I had never in my young years knowingly dealt with a person
in my companion’s condition. I had
never seen absolute paralyzing fear conquer and control a human brain and
body. My companion had not in our
brief acquaintanceship impressed me with depth of self-awareness, but neither
had I suspected that he would be gripped by monsters in the dark.
I remember nothing specific of that conversation, whether is
was insipidly brilliant or brilliantly insipid; I have often wished to. All I know is that I spoke with convection and confidence
that I just might have a way for us to live through this; my companion was just
as confident that we were going to die if he didn’t drive the boat as fast as
he could toward the work-lighted black water directly in front of us. I do remember it was the first
completely crazy conversation that I didn’t get up and walk away from. In one way I didn’t care what was said,
the lights just had to be off for ten minutes so that our eyes would adapt to the
dark; we could then see the stars and, while not the details, possibly bits of
the tree line.
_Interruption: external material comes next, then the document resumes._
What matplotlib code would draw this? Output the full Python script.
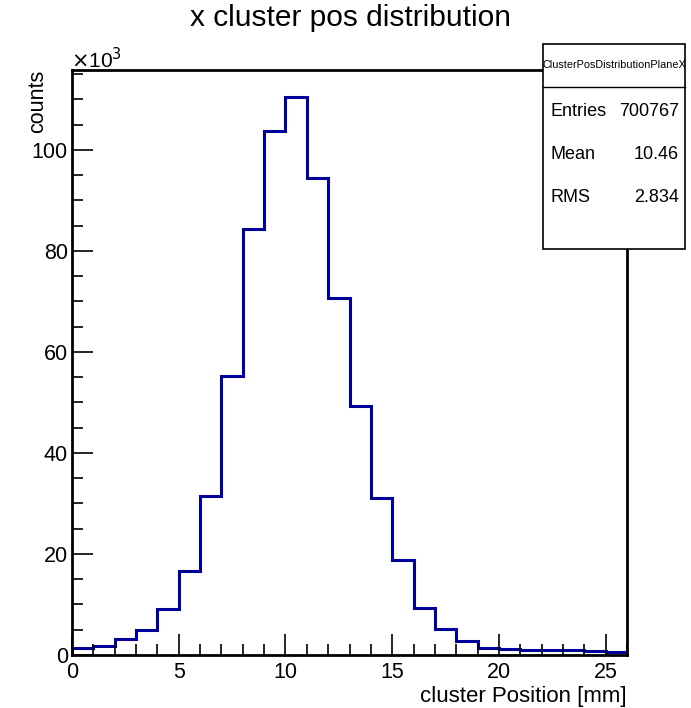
import numpy as np
import matplotlib.pyplot as plt
from matplotlib.ticker import MultipleLocator, FuncFormatter

plt.rcParams['font.family'] = ['Liberation Sans', 'DejaVu Sans']

# bin edges 0..26 mm, 1 mm wide
edges = np.arange(0, 27, 1)
# counts per bin (in thousands)
counts_k = [1.4, 1.8, 3.1, 4.9, 9.2, 16.7, 31.5, 55.2, 84.4, 103.8, 110.4, 94.5, 70.7,
            49.3, 31.1, 18.8, 9.4, 5.1, 2.8, 1.4, 1.1, 0.9, 0.9, 0.9, 0.7, 0.6]
counts = np.array(counts_k) * 1000

stats_name = 'ClusterPosDistributionPlaneX'
stats_rows = [('Entries', '700767'), ('Mean', '10.46'), ('RMS', '2.834')]

fig = plt.figure(figsize=(6.91, 7.08), dpi=100)
ax = fig.add_axes([72/691, 1-655/708, 555/691, 585/708])

ax.stairs(counts, edges, color='#00009b', lw=2.2)

ax.set_xlim(0, 26)
ax.set_ylim(0, 115800)
ax.xaxis.set_major_locator(MultipleLocator(5))
ax.xaxis.set_minor_locator(MultipleLocator(1))
ax.yaxis.set_major_locator(MultipleLocator(20000))
ax.yaxis.set_minor_locator(MultipleLocator(5000))
ax.yaxis.set_major_formatter(FuncFormatter(lambda v, p: '%d' % round(v/1000)))
ax.tick_params(which='both', direction='in', top=False, right=False, labelsize=15.5, width=1.2)
ax.tick_params(which='major', length=15)
ax.tick_params(which='minor', length=8)
ax.tick_params(axis='x', pad=5)
ax.tick_params(axis='y', pad=3)
for s in ax.spines.values():
    s.set_linewidth(2)

fig.text(71/691, 1-68/708, r'$\times$10$^3$', fontsize=15, ha='left', va='baseline')
fig.suptitle('x cluster pos distribution', x=350/691, y=1-18/708, va='center', fontsize=21.5)
ax.set_xlabel('cluster Position [mm]', fontsize=16, loc='right', labelpad=2)
ax.set_ylabel('counts', fontsize=15.5, loc='top')
ax.yaxis.set_label_coords(-0.043, 1.0)

# stats box
bx0, bx1 = 543/691, 685/691
by_top, by_mid, by_bot = 1-44/708, 1-87/708, 1-249/708
fig.patches.append(plt.Rectangle((bx0, by_bot), bx1-bx0, by_top-by_bot, transform=fig.transFigure,
                                 fc='white', ec='black', lw=1.2, zorder=5))
fig.lines.append(plt.Line2D([bx0, bx1], [by_mid, by_mid], transform=fig.transFigure, color='black', lw=1, zorder=6))
fig.text((bx0+bx1)/2, (by_top+by_mid)/2, stats_name, fontsize=7.8, ha='center', va='center', zorder=7)
for i, (k, v) in enumerate(stats_rows):
    yy = 1 - (111 + i*43.5)/708
    fig.text(550/691, yy, k, fontsize=13, ha='left', va='center', zorder=7)
    fig.text(679/691, yy, v, fontsize=13, ha='right', va='center', zorder=7)

fig.savefig('out.png', dpi=100)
I was hoping that
the world would begin to seem a little familiar to my companion, enough that he
might calm back toward some reason.
In the end my companion chain smoked his way to some bit of
night vision and allowed me to gently suggest going slow in a direction given
by the stars. He did demand, as
per our agreement, that the generator be restarted and the lights put on. We were blinded again and he suggested
that the lights might best be left off. We proceeded slowly across the dark water aiming for a star.
I was concerned that when we came to the other side of the
lake, as we now most certainly would do, that we would have to hunt to the left
or to the right for the landing.
If we searched in the wrong direction, I might have to revisit the use
of an oar. But, as luck would have
it we came within recognizing range of the little channel that led to the
landing.
After a few moments of camaraderie and mutual
congratulations, we never spoke of that evening again.